GIVEN INFORMATION >>
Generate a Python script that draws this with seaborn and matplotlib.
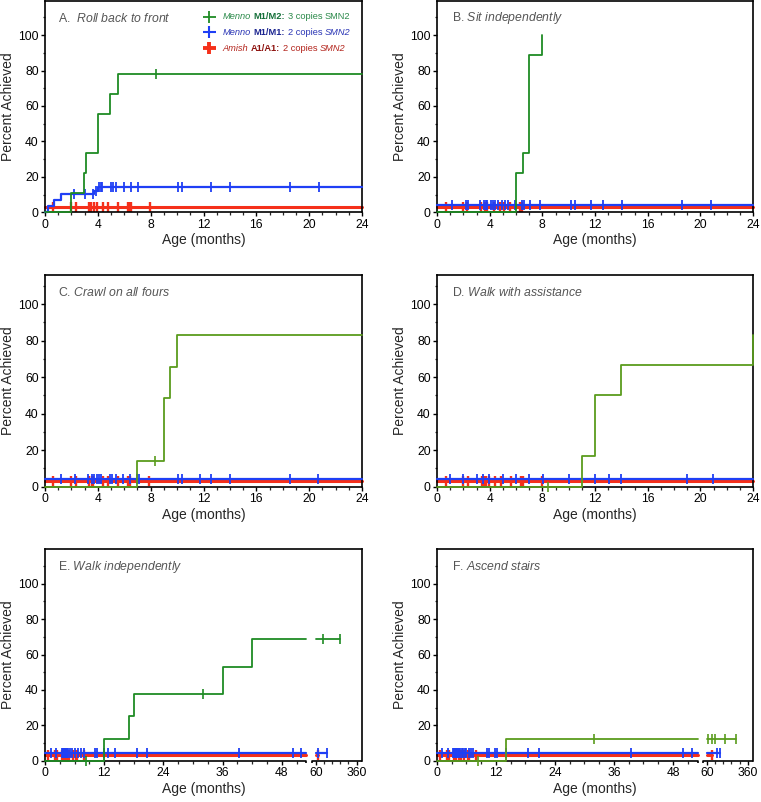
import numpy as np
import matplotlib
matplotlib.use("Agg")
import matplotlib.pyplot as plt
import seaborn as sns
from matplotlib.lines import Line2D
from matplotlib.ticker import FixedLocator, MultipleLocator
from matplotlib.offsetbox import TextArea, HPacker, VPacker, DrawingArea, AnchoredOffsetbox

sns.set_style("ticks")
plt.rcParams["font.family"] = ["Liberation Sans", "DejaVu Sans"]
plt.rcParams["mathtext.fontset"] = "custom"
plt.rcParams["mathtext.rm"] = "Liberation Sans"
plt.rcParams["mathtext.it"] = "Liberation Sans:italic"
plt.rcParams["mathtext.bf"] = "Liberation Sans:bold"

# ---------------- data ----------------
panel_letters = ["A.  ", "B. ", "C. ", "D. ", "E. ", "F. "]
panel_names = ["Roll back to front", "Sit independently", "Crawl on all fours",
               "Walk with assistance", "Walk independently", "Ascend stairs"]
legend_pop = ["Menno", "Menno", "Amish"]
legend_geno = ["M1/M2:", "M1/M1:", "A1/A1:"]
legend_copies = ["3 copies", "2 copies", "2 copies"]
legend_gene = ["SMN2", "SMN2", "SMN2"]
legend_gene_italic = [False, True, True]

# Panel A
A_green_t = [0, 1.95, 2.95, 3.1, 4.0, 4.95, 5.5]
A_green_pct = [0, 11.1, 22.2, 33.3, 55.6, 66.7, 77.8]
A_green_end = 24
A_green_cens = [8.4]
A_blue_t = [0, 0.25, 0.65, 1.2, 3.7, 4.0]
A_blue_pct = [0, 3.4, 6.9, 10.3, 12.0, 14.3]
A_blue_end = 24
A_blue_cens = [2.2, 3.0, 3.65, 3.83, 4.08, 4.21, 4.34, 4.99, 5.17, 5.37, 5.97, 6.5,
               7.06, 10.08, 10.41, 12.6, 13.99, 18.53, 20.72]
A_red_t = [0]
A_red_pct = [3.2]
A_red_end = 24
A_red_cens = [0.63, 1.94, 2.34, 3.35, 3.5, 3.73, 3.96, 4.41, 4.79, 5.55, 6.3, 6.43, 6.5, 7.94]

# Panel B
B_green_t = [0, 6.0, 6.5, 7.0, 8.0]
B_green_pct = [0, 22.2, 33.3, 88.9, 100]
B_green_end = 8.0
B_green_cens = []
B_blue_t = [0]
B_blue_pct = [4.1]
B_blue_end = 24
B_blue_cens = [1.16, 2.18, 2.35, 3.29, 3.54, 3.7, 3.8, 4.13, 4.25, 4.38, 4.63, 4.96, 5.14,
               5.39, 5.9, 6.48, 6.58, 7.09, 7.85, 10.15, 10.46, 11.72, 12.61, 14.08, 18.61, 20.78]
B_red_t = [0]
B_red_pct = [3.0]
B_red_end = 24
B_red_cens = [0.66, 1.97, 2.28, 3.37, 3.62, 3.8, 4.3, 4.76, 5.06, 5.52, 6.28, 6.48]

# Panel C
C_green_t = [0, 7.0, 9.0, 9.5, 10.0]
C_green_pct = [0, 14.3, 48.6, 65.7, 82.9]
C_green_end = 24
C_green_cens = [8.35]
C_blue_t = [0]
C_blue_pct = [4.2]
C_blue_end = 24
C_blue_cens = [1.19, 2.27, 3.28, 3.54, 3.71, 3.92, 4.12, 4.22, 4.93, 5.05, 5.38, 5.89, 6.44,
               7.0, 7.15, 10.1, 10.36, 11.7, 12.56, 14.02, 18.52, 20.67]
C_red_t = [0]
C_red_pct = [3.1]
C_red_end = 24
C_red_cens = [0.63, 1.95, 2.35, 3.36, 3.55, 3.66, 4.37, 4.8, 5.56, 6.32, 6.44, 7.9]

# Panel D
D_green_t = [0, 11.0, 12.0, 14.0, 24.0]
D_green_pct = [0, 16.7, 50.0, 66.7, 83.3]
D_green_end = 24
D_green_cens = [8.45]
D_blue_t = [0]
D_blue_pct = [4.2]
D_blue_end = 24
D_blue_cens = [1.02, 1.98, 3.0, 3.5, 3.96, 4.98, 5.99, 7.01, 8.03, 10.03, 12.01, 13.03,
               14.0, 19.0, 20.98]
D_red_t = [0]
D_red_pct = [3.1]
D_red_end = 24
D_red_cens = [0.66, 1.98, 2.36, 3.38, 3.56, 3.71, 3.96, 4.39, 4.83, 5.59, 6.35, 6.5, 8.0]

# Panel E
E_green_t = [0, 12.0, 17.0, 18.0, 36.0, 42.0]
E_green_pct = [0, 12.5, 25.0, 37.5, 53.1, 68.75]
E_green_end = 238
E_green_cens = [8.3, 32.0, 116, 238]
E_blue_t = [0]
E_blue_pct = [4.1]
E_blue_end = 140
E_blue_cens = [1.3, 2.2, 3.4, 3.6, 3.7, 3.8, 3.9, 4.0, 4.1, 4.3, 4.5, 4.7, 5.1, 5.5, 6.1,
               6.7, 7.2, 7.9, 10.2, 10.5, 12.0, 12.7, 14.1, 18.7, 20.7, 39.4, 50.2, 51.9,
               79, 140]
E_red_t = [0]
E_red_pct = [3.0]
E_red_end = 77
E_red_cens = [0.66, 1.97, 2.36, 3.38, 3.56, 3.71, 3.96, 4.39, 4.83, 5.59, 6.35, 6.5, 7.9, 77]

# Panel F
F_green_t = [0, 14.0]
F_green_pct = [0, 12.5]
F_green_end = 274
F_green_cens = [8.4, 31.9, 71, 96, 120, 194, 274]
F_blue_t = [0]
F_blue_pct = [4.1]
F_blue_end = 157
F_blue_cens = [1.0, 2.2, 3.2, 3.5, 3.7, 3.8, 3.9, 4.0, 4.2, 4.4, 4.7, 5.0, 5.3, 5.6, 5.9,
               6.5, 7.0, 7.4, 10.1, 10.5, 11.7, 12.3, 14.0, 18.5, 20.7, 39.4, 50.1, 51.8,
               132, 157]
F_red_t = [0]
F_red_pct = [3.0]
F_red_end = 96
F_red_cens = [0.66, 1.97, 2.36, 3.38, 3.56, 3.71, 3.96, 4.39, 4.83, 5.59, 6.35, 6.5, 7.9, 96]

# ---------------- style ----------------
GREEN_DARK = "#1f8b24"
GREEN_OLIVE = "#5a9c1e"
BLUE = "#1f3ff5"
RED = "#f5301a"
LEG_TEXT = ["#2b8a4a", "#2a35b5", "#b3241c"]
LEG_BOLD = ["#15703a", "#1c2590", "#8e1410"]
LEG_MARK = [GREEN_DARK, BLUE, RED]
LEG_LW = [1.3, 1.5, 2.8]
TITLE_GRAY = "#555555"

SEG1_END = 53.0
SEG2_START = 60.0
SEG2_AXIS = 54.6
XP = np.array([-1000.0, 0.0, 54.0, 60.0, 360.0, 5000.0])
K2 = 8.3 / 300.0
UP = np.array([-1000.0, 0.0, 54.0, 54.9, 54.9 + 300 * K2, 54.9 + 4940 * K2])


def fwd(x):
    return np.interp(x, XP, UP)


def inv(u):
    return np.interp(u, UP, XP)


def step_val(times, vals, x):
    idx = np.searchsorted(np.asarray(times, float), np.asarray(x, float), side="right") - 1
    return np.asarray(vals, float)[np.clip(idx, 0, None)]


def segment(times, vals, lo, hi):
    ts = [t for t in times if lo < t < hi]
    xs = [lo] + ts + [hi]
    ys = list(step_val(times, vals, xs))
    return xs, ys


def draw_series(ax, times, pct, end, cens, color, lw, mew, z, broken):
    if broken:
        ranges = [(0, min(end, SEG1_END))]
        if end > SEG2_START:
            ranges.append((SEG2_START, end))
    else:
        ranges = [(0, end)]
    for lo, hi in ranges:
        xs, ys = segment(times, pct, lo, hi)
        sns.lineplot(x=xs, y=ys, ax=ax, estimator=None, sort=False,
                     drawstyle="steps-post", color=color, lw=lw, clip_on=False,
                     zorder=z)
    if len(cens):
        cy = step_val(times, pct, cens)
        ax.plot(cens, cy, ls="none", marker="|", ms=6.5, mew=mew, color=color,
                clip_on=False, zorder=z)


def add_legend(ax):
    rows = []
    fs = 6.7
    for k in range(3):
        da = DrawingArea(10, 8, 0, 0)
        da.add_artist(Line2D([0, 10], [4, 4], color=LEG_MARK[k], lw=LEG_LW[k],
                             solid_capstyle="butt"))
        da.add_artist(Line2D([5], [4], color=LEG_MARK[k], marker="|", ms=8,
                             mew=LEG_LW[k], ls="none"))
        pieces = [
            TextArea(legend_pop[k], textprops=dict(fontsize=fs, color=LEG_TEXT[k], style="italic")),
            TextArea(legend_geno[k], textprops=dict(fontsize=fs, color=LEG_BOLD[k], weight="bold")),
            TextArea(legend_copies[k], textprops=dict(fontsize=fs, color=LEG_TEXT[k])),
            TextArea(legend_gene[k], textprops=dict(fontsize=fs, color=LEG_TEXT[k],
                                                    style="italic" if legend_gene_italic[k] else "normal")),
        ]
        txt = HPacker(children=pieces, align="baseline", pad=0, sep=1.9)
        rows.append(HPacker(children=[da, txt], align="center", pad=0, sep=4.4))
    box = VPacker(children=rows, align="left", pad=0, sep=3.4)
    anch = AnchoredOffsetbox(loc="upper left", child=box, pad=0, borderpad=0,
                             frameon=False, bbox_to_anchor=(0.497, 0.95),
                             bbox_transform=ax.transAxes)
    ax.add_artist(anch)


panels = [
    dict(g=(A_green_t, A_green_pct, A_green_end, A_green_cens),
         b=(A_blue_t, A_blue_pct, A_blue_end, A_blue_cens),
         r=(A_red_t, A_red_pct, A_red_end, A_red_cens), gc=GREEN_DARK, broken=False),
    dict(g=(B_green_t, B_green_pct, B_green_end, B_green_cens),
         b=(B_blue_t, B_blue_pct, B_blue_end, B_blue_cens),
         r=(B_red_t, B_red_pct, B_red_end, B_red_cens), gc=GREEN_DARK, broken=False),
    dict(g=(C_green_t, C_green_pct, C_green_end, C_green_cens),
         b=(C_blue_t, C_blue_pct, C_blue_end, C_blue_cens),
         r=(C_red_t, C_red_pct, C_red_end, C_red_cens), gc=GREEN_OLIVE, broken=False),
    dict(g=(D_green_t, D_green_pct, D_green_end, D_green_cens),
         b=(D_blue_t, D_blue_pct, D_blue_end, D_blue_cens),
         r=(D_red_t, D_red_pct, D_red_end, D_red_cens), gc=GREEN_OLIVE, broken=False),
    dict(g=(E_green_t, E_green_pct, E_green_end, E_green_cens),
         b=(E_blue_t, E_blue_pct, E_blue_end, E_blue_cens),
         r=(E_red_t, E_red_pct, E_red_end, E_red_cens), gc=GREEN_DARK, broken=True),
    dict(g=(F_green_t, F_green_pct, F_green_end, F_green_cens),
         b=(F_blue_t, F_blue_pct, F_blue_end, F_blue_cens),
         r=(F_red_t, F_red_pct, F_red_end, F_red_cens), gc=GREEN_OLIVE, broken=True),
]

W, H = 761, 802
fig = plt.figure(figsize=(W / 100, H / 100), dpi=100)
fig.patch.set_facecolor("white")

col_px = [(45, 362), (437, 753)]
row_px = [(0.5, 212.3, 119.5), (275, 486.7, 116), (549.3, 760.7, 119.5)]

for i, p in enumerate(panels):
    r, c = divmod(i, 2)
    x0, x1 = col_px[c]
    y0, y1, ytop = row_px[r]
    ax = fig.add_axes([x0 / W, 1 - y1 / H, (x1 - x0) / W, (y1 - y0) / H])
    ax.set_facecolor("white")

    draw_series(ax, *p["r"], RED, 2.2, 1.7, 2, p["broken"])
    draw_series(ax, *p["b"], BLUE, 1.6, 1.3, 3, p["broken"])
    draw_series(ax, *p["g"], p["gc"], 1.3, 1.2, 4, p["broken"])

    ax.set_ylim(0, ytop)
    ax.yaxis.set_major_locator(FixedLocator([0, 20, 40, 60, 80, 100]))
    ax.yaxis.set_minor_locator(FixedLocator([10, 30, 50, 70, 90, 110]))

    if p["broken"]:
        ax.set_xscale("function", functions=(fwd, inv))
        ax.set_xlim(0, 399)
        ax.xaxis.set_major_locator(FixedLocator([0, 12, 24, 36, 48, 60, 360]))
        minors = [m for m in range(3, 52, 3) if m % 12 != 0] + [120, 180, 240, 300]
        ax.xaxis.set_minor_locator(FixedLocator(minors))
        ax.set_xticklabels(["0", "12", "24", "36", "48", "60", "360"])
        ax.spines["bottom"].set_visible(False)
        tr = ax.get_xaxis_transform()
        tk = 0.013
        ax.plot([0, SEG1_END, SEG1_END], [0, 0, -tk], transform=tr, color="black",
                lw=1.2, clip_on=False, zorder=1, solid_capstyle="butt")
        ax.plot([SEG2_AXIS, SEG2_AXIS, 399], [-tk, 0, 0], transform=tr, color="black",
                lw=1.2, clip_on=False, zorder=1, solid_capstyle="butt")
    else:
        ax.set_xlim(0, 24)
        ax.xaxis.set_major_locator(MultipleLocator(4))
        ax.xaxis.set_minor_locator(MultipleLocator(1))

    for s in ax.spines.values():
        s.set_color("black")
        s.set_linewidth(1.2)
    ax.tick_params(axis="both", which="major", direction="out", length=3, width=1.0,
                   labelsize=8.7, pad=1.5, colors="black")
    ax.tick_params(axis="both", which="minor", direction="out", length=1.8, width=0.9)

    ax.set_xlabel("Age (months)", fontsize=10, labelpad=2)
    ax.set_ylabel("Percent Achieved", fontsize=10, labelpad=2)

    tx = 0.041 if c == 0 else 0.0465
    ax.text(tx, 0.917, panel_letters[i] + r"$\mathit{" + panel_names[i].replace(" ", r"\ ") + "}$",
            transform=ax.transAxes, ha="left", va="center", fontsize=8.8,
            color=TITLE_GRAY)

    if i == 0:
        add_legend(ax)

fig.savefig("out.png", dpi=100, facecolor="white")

WHAT YOU WILL DO >> From the first line above down to the line with "from matplotlib.offsetbox import", reproduce every line and no others, omitting pictures.

EXERCISE RESULT >>
Generate a Python script that draws this with seaborn and matplotlib.
import numpy as np
import matplotlib
matplotlib.use("Agg")
import matplotlib.pyplot as plt
import seaborn as sns
from matplotlib.lines import Line2D
from matplotlib.ticker import FixedLocator, MultipleLocator
from matplotlib.offsetbox import TextArea, HPacker, VPacker, DrawingArea, AnchoredOffsetbox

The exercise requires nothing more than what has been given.